Is that a coincidence? Here's another one from way back in September, when Stone and Trump were both on grifting tours in Nevada:
Citing widely debunked claims of fraud around early voting, absentee balloting and voting by mail, [in a call to the Infowars radio program] Stone told [Alex] Jones Trump should consider invoking the Insurrection Act and arresting the Clintons, former Senate majority leader Harry Reid, Zuckerberg, Tim Cook of Apple and “anybody else who can be proven to be involved in illegal activity”.
He also said: “The ballots in Nevada on election night should be seized by federal marshals and taken from the state. They are completely corrupted. No votes should be counted from the state of Nevada if that turns out to be the provable case. Send federal marshals to the Clark county board of elections, Mr President!” (Guardian, 13 September 2020)
And as we just found out last week, the Insurrection Act was something Trump had been very interested in for a while, ever since the disturbances following the murder of George Floyd, which he interpreted as a kind of genuine anti-Trump insurrection burning American cities down—to the point of having a proclamation evoking the Insurrection Act drafted for him to use, just in case he felt the need, at the beginning of June 2020. (Two days later was when Senator Tom Cotton published his notorious New York Times op-ed calling for martial law under the Act to put down the "nihilist criminals" and "cadres of left-wing radicals like antifa".) And Stone was among those after the election, in December (Sidney Powell, Lin Wood, Michael Flynn) calling for martial law to overturn the result—Stone did it on the Alex Jones show once again.
Although, needless to say, there was no more chance of Trump legally remaining president through a declaration of martial law than there was of reversing the election through dozens of worthless lawsuits and an uncooperative vice president; and it's inconceivable (as I kept saying) that he should have gotten away with it in the normal extralegal way real-world coups actually work without the support of the military, which everybody should understand by now he would not have had (hi, General Milley!).
What I'm suggesting is that the coup was really a second folie à deux, shared by Trump and Stone, as the fantasy of Congress and the Supreme Court overturning the election was shared by Trump and Giuliani, with the same ragged band of retainers, shysters like Wood and Powell, renegade soldiers like the Flynn brothers and the gangs like Three Percenters with a heavy ex-military contingent in the membership, phony journalists like Jones and Carlson and Hannity, willing to participate in either adventure as the occasion arose, and associated publicity grifters like Amy and Kylie Kremer supplying the uninformed masses and Q-crazies among whom the insurgents could pass less noticed, hardly any of them with more than the vaguest idea of what the plan might be, and in fact there was no plan—it was just that stupid.
Which doesn't make it any the less reprehensible—the rioters responding to Stone's and Trump's signals ("I will be with you") could have done enormous harm if they'd made it into the Senate chamber or House before the members escaped, as they very nearly did.

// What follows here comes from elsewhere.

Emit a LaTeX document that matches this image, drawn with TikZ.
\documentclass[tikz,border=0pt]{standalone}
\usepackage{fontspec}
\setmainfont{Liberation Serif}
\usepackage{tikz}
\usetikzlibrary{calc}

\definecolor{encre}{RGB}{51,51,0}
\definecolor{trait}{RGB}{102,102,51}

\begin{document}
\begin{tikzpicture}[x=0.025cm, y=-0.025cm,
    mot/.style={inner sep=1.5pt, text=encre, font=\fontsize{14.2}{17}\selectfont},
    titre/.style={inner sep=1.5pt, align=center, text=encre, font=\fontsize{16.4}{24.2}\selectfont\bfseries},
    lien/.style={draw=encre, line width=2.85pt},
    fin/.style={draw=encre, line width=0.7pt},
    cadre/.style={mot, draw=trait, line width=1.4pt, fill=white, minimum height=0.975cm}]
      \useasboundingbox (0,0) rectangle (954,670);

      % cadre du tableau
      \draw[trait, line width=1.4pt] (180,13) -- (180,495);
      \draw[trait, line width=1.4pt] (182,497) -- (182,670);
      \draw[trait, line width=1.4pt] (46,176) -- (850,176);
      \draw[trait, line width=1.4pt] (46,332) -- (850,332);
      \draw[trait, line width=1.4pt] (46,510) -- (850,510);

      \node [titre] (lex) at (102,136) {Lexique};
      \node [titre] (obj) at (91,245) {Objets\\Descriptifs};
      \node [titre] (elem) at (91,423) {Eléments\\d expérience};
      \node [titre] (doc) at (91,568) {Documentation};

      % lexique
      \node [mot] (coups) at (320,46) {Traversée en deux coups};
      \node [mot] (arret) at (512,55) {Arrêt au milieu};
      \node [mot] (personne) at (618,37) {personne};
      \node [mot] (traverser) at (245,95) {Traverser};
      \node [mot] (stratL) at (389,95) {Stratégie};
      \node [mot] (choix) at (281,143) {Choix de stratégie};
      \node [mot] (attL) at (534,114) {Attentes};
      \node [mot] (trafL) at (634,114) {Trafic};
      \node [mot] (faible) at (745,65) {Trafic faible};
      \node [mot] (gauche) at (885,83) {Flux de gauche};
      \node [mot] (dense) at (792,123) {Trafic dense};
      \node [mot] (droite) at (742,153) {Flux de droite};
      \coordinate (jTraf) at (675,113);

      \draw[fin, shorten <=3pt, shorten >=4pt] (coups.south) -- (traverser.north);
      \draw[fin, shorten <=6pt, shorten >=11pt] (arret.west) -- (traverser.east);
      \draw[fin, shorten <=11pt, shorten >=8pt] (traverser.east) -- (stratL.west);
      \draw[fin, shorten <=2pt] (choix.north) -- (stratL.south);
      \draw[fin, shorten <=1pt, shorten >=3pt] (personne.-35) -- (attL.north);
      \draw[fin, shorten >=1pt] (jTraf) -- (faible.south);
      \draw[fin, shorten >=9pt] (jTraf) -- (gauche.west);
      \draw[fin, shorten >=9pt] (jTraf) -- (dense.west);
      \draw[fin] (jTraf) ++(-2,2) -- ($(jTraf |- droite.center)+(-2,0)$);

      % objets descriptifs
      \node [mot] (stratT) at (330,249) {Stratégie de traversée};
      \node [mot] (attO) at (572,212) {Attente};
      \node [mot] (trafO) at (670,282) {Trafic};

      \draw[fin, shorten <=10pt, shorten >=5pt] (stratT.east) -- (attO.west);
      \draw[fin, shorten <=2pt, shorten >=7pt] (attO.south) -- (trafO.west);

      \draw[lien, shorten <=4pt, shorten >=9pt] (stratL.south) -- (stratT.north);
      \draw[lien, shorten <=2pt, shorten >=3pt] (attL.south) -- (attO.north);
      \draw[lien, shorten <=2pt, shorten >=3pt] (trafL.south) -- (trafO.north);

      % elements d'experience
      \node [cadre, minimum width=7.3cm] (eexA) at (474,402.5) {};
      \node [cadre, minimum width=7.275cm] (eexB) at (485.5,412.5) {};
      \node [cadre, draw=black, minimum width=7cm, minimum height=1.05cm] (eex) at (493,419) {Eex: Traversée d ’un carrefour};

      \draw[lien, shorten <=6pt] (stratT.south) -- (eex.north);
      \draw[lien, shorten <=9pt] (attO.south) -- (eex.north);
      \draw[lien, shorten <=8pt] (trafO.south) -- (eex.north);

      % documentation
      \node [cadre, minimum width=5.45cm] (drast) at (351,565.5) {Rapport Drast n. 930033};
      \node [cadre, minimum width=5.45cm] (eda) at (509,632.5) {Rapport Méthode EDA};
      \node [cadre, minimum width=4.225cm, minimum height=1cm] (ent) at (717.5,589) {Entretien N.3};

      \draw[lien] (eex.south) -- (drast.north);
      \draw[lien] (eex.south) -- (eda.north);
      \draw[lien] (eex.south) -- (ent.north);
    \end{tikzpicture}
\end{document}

And I think Stone and Trump were really hoping it might work, somehow, allowing Trump to pull out his martial law order, just as Giuliani and Trump were really hoping Pence might declare him president that afternoon.

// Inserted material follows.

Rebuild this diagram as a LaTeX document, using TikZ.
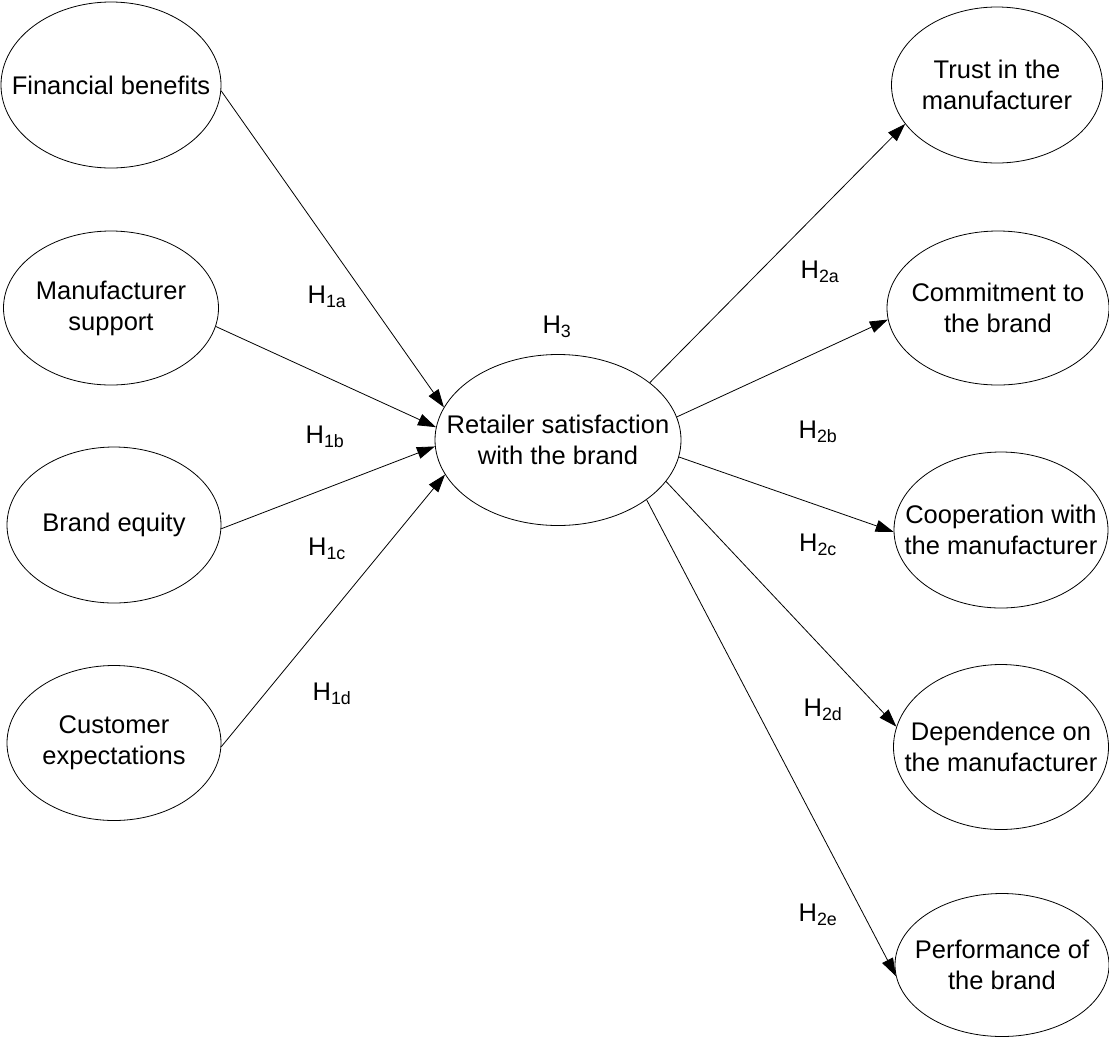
\documentclass[tikz,border=0pt]{standalone}
\usepackage{fontspec}
\setmainfont{Liberation Sans}
\usetikzlibrary{shapes.geometric,arrows.meta}
\begin{document}
\begin{tikzpicture}[x=1pt,y=-1pt,
  ell/.style={ellipse,draw,line width=0.8pt,inner xsep=-45pt,inner ysep=-30pt,align=center,font=\fontsize{25.5}{31}\selectfont},
  lab/.style={font=\fontsize{25.5}{31}\selectfont,inner sep=0pt},
  conn/.style={line width=0.8pt,-{Triangle[length=18pt,width=12pt]}}]
\useasboundingbox (0,0) rectangle (1109,1037);
% left
\node[ell,minimum width=220pt,minimum height=166pt] (fin) at (111,85) {Financial benefits};
\node[ell,minimum width=215pt,minimum height=154pt] (man) at (111,308) {Manufacturer\\support};
\node[ell,minimum width=214pt,minimum height=156pt] (beq) at (114,525) {Brand equity};
\node[ell,minimum width=214pt,minimum height=155pt] (cus) at (114,743) {Customer\\expectations};
% centre
\node[ell,minimum width=246pt,minimum height=171pt] (ret) at (558,440) {Retailer satisfaction\\with the brand};
% right
\node[ell,minimum width=211pt,minimum height=156pt] (tru) at (997,85) {Trust in the\\manufacturer};
\node[ell,minimum width=222pt,minimum height=154pt] (com) at (998,308) {Commitment to\\the brand};
\node[ell,minimum width=214pt,minimum height=156pt] (coo) at (1001,530) {Cooperation with\\the manufacturer};
\node[ell,minimum width=215pt,minimum height=165pt] (dep) at (1001,747) {Dependence on\\the manufacturer};
\node[ell,minimum width=214pt,minimum height=143pt] (per) at (1002,965) {Performance of\\the brand};
% connectors
\draw[conn] (fin.-3) -- (ret.164.4);
\draw[conn] (man.-10.7) -- (ret.174.4);
\draw[conn] (beq.-2) -- (ret.183.3);
\draw[conn] (cus.-2) -- (ret.197.4);
\draw[conn] (ret.32.2) -- (tru.203);
\draw[conn] (ret.11.6) -- (com.186.2);
\draw[conn] (ret.-8.5) -- (coo.181);
\draw[conn] (ret.-21.9) -- (dep.169.1);
\draw[conn] (ret.-34.3) -- (per.186.4);
% labels
\node[lab] (h1a) at (327,297) {H\textsubscript{1a}};
\node[lab] (h1b) at (325,437) {H\textsubscript{1b}};
\node[lab] (h1c) at (327,549) {H\textsubscript{1c}};
\node[lab] (h1d) at (332,694) {H\textsubscript{1d}};
\node[lab] (h3) at (557,327) {H\textsubscript{3}};
\node[lab] (h2a) at (820,272) {H\textsubscript{2a}};
\node[lab] (h2b) at (818,432) {H\textsubscript{2b}};
\node[lab] (h2c) at (818,545) {H\textsubscript{2c}};
\node[lab] (h2d) at (823,710) {H\textsubscript{2d}};
\node[lab] (h2e) at (818,915) {H\textsubscript{2e}};
\end{tikzpicture}
\end{document}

Another thing missing from the published Wolff excerpts is any mention of the idea of an armed insurrection, or of the declaration of martial law, which doesn't mean it's not in the book. I'm especially intrigued by a time gap between 3:30, when Trump was finally deciding to make the video calling the rioters off (he posted the video on Twitter at 4:17), and around 7:00, when he stumbled back to the East Wing, banned from Twitter. Whatever Wolff has to say about those three and a half hours when he made the video and the revolutionaries wandered back to their hotels and RVs is something he decided to hold back. I can't wait to find out what it is.